▶ _Dataset section_
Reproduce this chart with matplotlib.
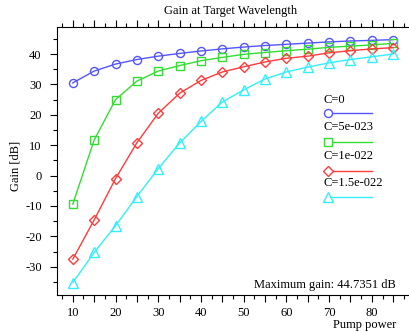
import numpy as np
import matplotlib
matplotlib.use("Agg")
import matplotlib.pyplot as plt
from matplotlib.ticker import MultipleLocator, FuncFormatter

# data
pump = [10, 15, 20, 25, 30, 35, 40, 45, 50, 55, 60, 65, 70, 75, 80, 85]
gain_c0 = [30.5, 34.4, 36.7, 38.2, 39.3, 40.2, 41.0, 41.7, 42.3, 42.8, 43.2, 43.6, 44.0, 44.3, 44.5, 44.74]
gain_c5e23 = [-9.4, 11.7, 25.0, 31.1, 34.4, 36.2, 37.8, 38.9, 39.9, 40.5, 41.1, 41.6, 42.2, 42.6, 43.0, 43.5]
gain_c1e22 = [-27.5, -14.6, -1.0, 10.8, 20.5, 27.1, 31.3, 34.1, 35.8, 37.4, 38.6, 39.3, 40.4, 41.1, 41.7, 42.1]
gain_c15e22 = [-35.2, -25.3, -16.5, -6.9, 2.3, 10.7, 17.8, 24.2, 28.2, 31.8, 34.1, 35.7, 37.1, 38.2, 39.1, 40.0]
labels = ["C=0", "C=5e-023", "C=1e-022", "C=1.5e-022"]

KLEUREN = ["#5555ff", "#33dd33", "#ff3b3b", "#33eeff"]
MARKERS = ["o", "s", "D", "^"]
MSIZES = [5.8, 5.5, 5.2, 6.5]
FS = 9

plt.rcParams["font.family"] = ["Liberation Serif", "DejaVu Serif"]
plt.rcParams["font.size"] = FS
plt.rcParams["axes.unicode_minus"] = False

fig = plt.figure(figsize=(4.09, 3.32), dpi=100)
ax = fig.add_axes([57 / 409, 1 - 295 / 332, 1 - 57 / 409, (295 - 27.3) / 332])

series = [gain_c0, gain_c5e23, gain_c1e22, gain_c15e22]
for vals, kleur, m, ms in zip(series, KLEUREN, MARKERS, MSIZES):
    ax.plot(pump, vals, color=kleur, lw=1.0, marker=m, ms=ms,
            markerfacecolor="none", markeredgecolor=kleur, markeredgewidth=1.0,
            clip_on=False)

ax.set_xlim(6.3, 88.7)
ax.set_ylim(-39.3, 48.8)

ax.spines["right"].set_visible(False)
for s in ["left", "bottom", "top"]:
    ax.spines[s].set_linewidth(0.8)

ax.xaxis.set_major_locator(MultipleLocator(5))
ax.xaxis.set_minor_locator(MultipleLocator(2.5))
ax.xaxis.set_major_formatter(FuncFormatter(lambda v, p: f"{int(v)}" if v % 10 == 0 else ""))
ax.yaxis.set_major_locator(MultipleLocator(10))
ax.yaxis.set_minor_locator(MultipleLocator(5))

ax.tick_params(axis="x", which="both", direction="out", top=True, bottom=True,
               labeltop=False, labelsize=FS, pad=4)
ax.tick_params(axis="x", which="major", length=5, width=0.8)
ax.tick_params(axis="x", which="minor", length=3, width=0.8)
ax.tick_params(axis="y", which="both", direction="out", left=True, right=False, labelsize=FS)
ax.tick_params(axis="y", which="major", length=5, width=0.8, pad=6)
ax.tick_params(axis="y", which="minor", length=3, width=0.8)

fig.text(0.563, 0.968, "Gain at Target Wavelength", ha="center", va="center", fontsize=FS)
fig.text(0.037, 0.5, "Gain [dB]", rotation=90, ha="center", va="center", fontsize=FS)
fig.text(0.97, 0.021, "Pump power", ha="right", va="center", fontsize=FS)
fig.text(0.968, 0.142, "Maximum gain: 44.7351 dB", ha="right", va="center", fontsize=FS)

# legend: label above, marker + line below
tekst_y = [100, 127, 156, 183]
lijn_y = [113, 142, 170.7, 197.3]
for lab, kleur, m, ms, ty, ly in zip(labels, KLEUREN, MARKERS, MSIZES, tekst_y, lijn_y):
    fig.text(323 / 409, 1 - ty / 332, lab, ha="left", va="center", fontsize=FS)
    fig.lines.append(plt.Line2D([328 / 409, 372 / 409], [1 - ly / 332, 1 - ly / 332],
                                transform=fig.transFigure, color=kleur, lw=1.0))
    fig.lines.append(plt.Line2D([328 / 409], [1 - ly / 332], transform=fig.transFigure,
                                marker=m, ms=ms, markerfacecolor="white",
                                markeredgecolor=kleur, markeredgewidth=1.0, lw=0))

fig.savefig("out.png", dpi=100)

▶ _What you will do_
Repeat only what lies between the start of the data and the end of the line containing "from matplotlib.ticker import", exactly, with pictures left out.

▶ _Solution to the exercise_
Reproduce this chart with matplotlib.
import numpy as np
import matplotlib
matplotlib.use("Agg")
import matplotlib.pyplot as plt
from matplotlib.ticker import MultipleLocator, FuncFormatter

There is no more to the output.